Rating: Summary: A Sending of Dragons Review: The first book was awesome! A bit slow at parts, but hey! It kept me interested. The second book I really read more as to finally get the conflict settled and all, but no, of course this is a Trilogy. When I saw how the second book ended, I should have realized it was getting cheep. I rally should have, but only one more book to the Trilogy, right? So I read, and just what was THAT?! I kept reading, just waiting for it to get better, for the conflict to be solved. And it NEVER CAME. Like the energizer Bunny, it kept going and going, without any real answer. In the end they are all acting like they answered a question, but they didn't. And a guy who was supposed to be dead was now, not dead. This reminds me just of how Dragon Ball Z lost its charm. But wait, have I said yet that this is supposed to be THE THIRD BOOK IN THE TRILOGY?! Then it says, "Coming soon~ the forth book!" Well sorry if I'm not leaping for joy. If the fourth book is any good at all, maybe it should just replace the third. Sorry for being harsh, but this book was not my cup of tea. Read the first book, and maybe the second book, then just make up your own little happy ending, okay? You'll be happier that way, and far less disappointed. Especially after they act like they uncovered some great secret in the second, and in the third it isn't anymore. *Sigh* Yolen is rewriting her own rules. Moral, don't read.
Rating: Summary: Definitely worth a read, especially for Yolen fans Review: The third in the trilogy, this book is decidedly different, taking place entirely in the wilderness and away from society, and inside the minds of Akki and Jakkin. They can now communicate without speech, with pictures and emotions and colors. It is very fantastical and vivid, at points exciting and touching. I liked it quite a bit, but I'd read the first two books before this one.
Rating: Summary: This book is a great book! Review: This book is an exciting thriller; a great adventure. Wish there were more books in the series because this book sort of leaves you hanging expecting that there would be more. I really would like to give it 4 and a half stars. You should read the other two first otherwise it will be confusing. Dragon's Blood was really good, but Heart's Blood was the best.
Rating: Summary: !! Review: This book is incredible. It was amazing! with Jakkin and Akki attempting to escape from the bloody metal-makers of the mountains. While trying to save some dragons from meeting a bloody and sad death. I just wish that there was a fourth book to follow it up. It seems like you're left hanging there with no real ending and wishing you knew what would happen next.

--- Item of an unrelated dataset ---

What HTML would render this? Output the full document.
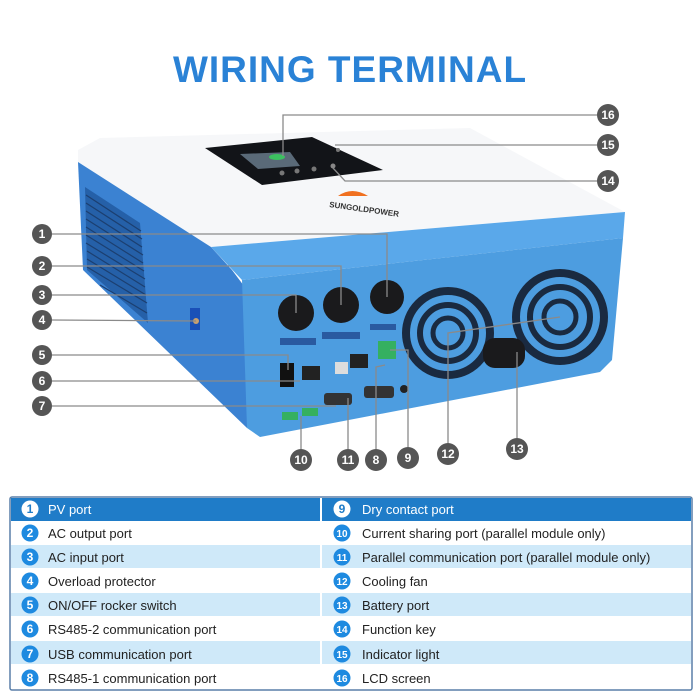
<!DOCTYPE html>
<html><head><meta charset="utf-8"><style>
body{margin:0;background:#fff;}
svg{display:block;font-family:"Liberation Sans",sans-serif;}
</style></head><body>
<svg width="700" height="700" viewBox="0 0 700 700">
<text x="350" y="82" text-anchor="middle" font-size="37" font-weight="bold" fill="#2a82d6" letter-spacing="1">WIRING TERMINAL</text>

<!-- device -->
<polygon points="78,150 100,138 470,128 625,212 211,247 78,162" fill="#f6f7f9"/>
<polygon points="78,162 211,247 232,270 247,290 247,428 83,270" fill="#3b82d2"/>
<polygon points="85,187 140,223 148,323 87,270" fill="#2560a8"/>
<g stroke="#1c3f70" stroke-width="1.2">
<line x1="86" y1="195" x2="141" y2="231"/><line x1="86" y1="203" x2="142" y2="239"/><line x1="86" y1="211" x2="142" y2="247"/><line x1="86" y1="219" x2="143" y2="255"/><line x1="86" y1="227" x2="143" y2="263"/><line x1="86" y1="235" x2="144" y2="271"/><line x1="86" y1="243" x2="145" y2="279"/><line x1="87" y1="251" x2="145" y2="287"/><line x1="87" y1="259" x2="146" y2="295"/><line x1="87" y1="267" x2="147" y2="303"/><line x1="100" y1="285" x2="147" y2="313"/>
</g>
<rect x="190" y="308" width="10" height="22" fill="#1a50b8"/>
<circle cx="196" cy="321" r="3" fill="#c9a070"/>
<polygon points="211,247 625,212 623,238 242,280" fill="#5aa8ea"/>
<polygon points="242,280 623,238 612,360 600,372 260,437 247,428" fill="#4d9de0"/>

<!-- screen panel -->
<polygon points="205,148 312,137 383,170 262,185" fill="#121418"/>
<polygon points="240,154 290,152 300,166 258,169" fill="#5a6a78"/>
<ellipse cx="277" cy="157" rx="8" ry="3" fill="#3cc060"/>
<circle cx="282" cy="173" r="2.5" fill="#777"/><circle cx="297" cy="171" r="2.5" fill="#777"/><circle cx="314" cy="169" r="2.5" fill="#777"/><circle cx="333" cy="166" r="2.5" fill="#888"/><circle cx="338" cy="150" r="2" fill="#777"/>
<path d="M338,196 Q352,186 368,196" fill="#f07020"/>
<text x="329" y="207" font-size="8" font-weight="bold" fill="#333" transform="rotate(8 329 207)">SUNGOLDPOWER</text>

<!-- ports -->
<circle cx="296" cy="313" r="18" fill="#1a1a1c"/><circle cx="341" cy="305" r="18" fill="#1a1a1c"/><circle cx="387" cy="297" r="17" fill="#1a1a1c"/>
<rect x="280" y="338" width="36" height="7" fill="#2a5aa0"/><rect x="322" y="332" width="38" height="7" fill="#2a5aa0"/><rect x="370" y="324" width="26" height="6" fill="#2a5aa0"/>
<rect x="280" y="363" width="14" height="24" fill="#111"/>
<rect x="302" y="366" width="18" height="14" fill="#222"/>
<rect x="335" y="362" width="13" height="12" fill="#ddd"/>
<rect x="350" y="354" width="18" height="14" fill="#222"/>
<rect x="378" y="341" width="18" height="18" fill="#35b060"/>
<rect x="324" y="393" width="28" height="12" rx="3" fill="#333"/><rect x="364" y="386" width="30" height="12" rx="3" fill="#333"/>
<rect x="282" y="412" width="16" height="8" fill="#35b060"/><rect x="302" y="408" width="16" height="8" fill="#35b060"/>
<circle cx="404" cy="389" r="4" fill="#222"/>
<!-- fans -->
<g fill="none" stroke="#1a2a40">
<circle cx="448" cy="333" r="42" stroke-width="8"/><circle cx="448" cy="333" r="28" stroke-width="6"/><circle cx="448" cy="333" r="15" stroke-width="5"/>
<circle cx="560" cy="317" r="44" stroke-width="8"/><circle cx="560" cy="317" r="30" stroke-width="6"/><circle cx="560" cy="317" r="16" stroke-width="5"/>
</g>
<circle cx="448" cy="333" r="10" fill="#4d9de0"/><circle cx="560" cy="317" r="10" fill="#4d9de0"/>
<rect x="483" y="338" width="42" height="30" rx="12" fill="#1a1a1c"/>

<!-- callout lines -->
<g stroke="#8a8a8a" stroke-width="1.3" fill="none">
<polyline points="52,234 387,234 387,297"/>
<polyline points="52,266 341,266 341,305"/>
<polyline points="52,295 296,295 296,313"/>
<line x1="52" y1="320" x2="196" y2="321"/>
<polyline points="52,355 288,355 288,370"/>
<line x1="52" y1="381" x2="300" y2="381"/>
<line x1="52" y1="406" x2="336" y2="406"/>
<line x1="301" y1="449" x2="301" y2="416"/>
<line x1="348" y1="449" x2="348" y2="398"/>
<polyline points="376,449 376,367 385,365"/>
<polyline points="408,447 408,350 390,350"/>
<polyline points="448,443 448,333 560,317"/>
<line x1="517" y1="438" x2="517" y2="352"/>
<polyline points="597,115 283,115 283,156"/>
<line x1="597" y1="145" x2="335" y2="145"/>
<polyline points="597,181 345,181 333,168"/>
</g>
<g font-size="12" font-weight="bold" fill="#fff" text-anchor="middle">
<g fill="#555"><circle cx="42" cy="234" r="10"/><circle cx="42" cy="266" r="10"/><circle cx="42" cy="295" r="10"/><circle cx="42" cy="320" r="10"/><circle cx="42" cy="355" r="10"/><circle cx="42" cy="381" r="10"/><circle cx="42" cy="406" r="10"/>
<circle cx="301" cy="460" r="11"/><circle cx="348" cy="460" r="11"/><circle cx="376" cy="460" r="11"/><circle cx="408" cy="458" r="11"/><circle cx="448" cy="454" r="11"/><circle cx="517" cy="449" r="11"/>
<circle cx="608" cy="115" r="11"/><circle cx="608" cy="145" r="11"/><circle cx="608" cy="181" r="11"/></g>
<text x="42" y="238">1</text><text x="42" y="270">2</text><text x="42" y="299">3</text><text x="42" y="324">4</text><text x="42" y="359">5</text><text x="42" y="385">6</text><text x="42" y="410">7</text>
<text x="301" y="464">10</text><text x="348" y="464">11</text><text x="376" y="464">8</text><text x="408" y="462">9</text><text x="448" y="458">12</text><text x="517" y="453">13</text>
<text x="608" y="119">16</text><text x="608" y="149">15</text><text x="608" y="185">14</text>
</g>

<!-- table -->
<rect x="10" y="497" width="682" height="193" fill="#fff" stroke="#5a7fa8" stroke-width="1.5" rx="2"/>
<rect x="11" y="498" width="680" height="23" fill="#1f7cc8"/>
<rect x="11" y="545" width="680" height="23" fill="#cfe9f9"/>
<rect x="11" y="593" width="680" height="23" fill="#cfe9f9"/>
<rect x="11" y="641" width="680" height="23" fill="#cfe9f9"/>
<line x1="321" y1="498" x2="321" y2="689" stroke="#fff" stroke-width="2"/>
<g fill="#1e8ae0"><circle cx="30" cy="533" r="8.5"/><circle cx="30" cy="557" r="8.5"/><circle cx="30" cy="581" r="8.5"/><circle cx="30" cy="605" r="8.5"/><circle cx="30" cy="629" r="8.5"/><circle cx="30" cy="654" r="8.5"/><circle cx="30" cy="678" r="8.5"/>
<circle cx="342" cy="533" r="8.5"/><circle cx="342" cy="557" r="8.5"/><circle cx="342" cy="581" r="8.5"/><circle cx="342" cy="605" r="8.5"/><circle cx="342" cy="629" r="8.5"/><circle cx="342" cy="654" r="8.5"/><circle cx="342" cy="678" r="8.5"/></g>
<circle cx="30" cy="509" r="8.5" fill="#fff"/><circle cx="342" cy="509" r="8.5" fill="#fff"/>
<g font-size="12" font-weight="bold" text-anchor="middle" fill="#fff">
<text x="30" y="513" fill="#1f7cc8">1</text><text x="342" y="513" fill="#1f7cc8">9</text>
<text x="30" y="537">2</text><text x="30" y="561">3</text><text x="30" y="585">4</text><text x="30" y="609">5</text><text x="30" y="633">6</text><text x="30" y="658">7</text><text x="30" y="682">8</text>
<text x="342" y="537" font-size="10">10</text><text x="342" y="561" font-size="10">11</text><text x="342" y="585" font-size="10">12</text><text x="342" y="609" font-size="10">13</text><text x="342" y="633" font-size="10">14</text><text x="342" y="658" font-size="10">15</text><text x="342" y="682" font-size="10">16</text>
</g>
<g font-size="13" fill="#222">
<text x="48" y="514" fill="#fff">PV port</text>
<text x="48" y="538">AC output port</text>
<text x="48" y="562">AC input port</text>
<text x="48" y="586">Overload protector</text>
<text x="48" y="610">ON/OFF rocker switch</text>
<text x="48" y="634">RS485-2 communication port</text>
<text x="48" y="659">USB communication port</text>
<text x="48" y="683">RS485-1 communication port</text>
<text x="362" y="514" fill="#fff">Dry contact port</text>
<text x="362" y="538">Current sharing port (parallel module only)</text>
<text x="362" y="562">Parallel communication port (parallel module only)</text>
<text x="362" y="586">Cooling fan</text>
<text x="362" y="610">Battery port</text>
<text x="362" y="634">Function key</text>
<text x="362" y="659">Indicator light</text>
<text x="362" y="683">LCD screen</text>
</g>
</svg>
</body></html>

Rating: Summary: A Sending of Dragons Review: This final volume of the Pit Dragons Trilogy is perhaps the most interesting, because it takes us away from the mainstream culture of Yolen's world, with it's Pit fights and its caste-system, and shows us another side of the planet Austar. Incidentally, this was the first Pit Dragon book I read - having found the British, Julia MacRae edition of it in an Australian second-hand bookstore.Jakkin and Akki have undergone a dragon-related physical transformation which enables them to share their thoughts telepathically and to survive the supercold Dark After of the Austarian night. Their peaceful existence with Heart's Blood's dragon hatchlings (Sssargon, Sssasha, and the Triplets) in the mountains of Austar is disturbed when there is a sign that they are being hunted by humans. They flee into the caves of the mountains, where they encounter an indigenous society of humans who are similarly bonded with the dragons. However, as they soon discover, these people's relationship with the dragons is much less benevolent than that which they themselves possess. So, for the last time, we see Jane Yolen's uncanny ability of deeply touching us with the courage and love of her characters, both human and draconian, and provoking our thoughts with her ingeniously invented cultures. Although the ending of this book ties off all the loose ends of the series, there is plenty of scope for more storytelling in Yolen's fascinating world of loving, feeling, and emphatic dragons. Hopefully this will not be our last visit to Austar.
Rating: Summary: Moooore!!!!!!!!!!! Review: This is sooo great! I can't believe Jane Yolen stoped writing these books! I really wish she had written more! But,I suppose it is good for you'r imagination to think up what happens next. This is such a good book for readers like me. Because of these books,dragons became my favorite animals! Well,if you would like to read this book,I won't stop you for one second!!!!!!!!!!!
Rating: Summary: Less than thrilling Review: This review contains spoilers, if you haven't read the book. I really enjoyed the first two books of this series, but the third seemed to dwell on distractions while neglecting things that might have been more interesting. We already know the secret of gaining dragon sight and dragon abilities, and we could already guess the negative implications if the secret came out; belaboring the point by spending a large portion of the book with our heroes trapped in a phenomenally dull society that revolves around this act is overkill. I was also disappointed that the ending of the book cut off where it did; even the *prologue* went further, hinting at great turmoil and perhaps some genuinely interesting developments, none of which we get to stay around long enough to see. The last chapter of A Sending of Dragons feels rushed, and several things happen almost magically. Voila -- we've freed all the bonders? What, the entire socioeconomic structure of the planet has been turned upside down because one man thought it was a good idea, even one very popular senator? With what do they plan to replace that system, now that we have masses of illiterate free men and nobody to take care of the dragons? The book ends on an optimistic note, but we have the prologue to cast shadows over that -- we know there will be more violence, and the Federation will cut off the planet completely for 50 years as a result. This was exactly the result that Jakkin and his fellow masters originally feared, because it would render the dragon gaming pits irrelevant -- no off-planet betting in the pits, no pits, no justification for keeping dragons. Now the only use for dragons is that you can cut them open and become telepathic, if Jakkin and Akki let that little fact slip. What happens next? We'll never be told. This is all infinitely more compelling than what we actually get to sit in on during this book, a long and boring period of captivity among people who have the dragon sight but decline to use any of its nuances and just work themselves to death underground. Whatever happens to our protagonists and their dragons after the ending of the book, it can't be pleasant, despite the fluffy and abruptly cut-off ending that tries to imply bright possibilities for the future. A truly disappointing place to leave things.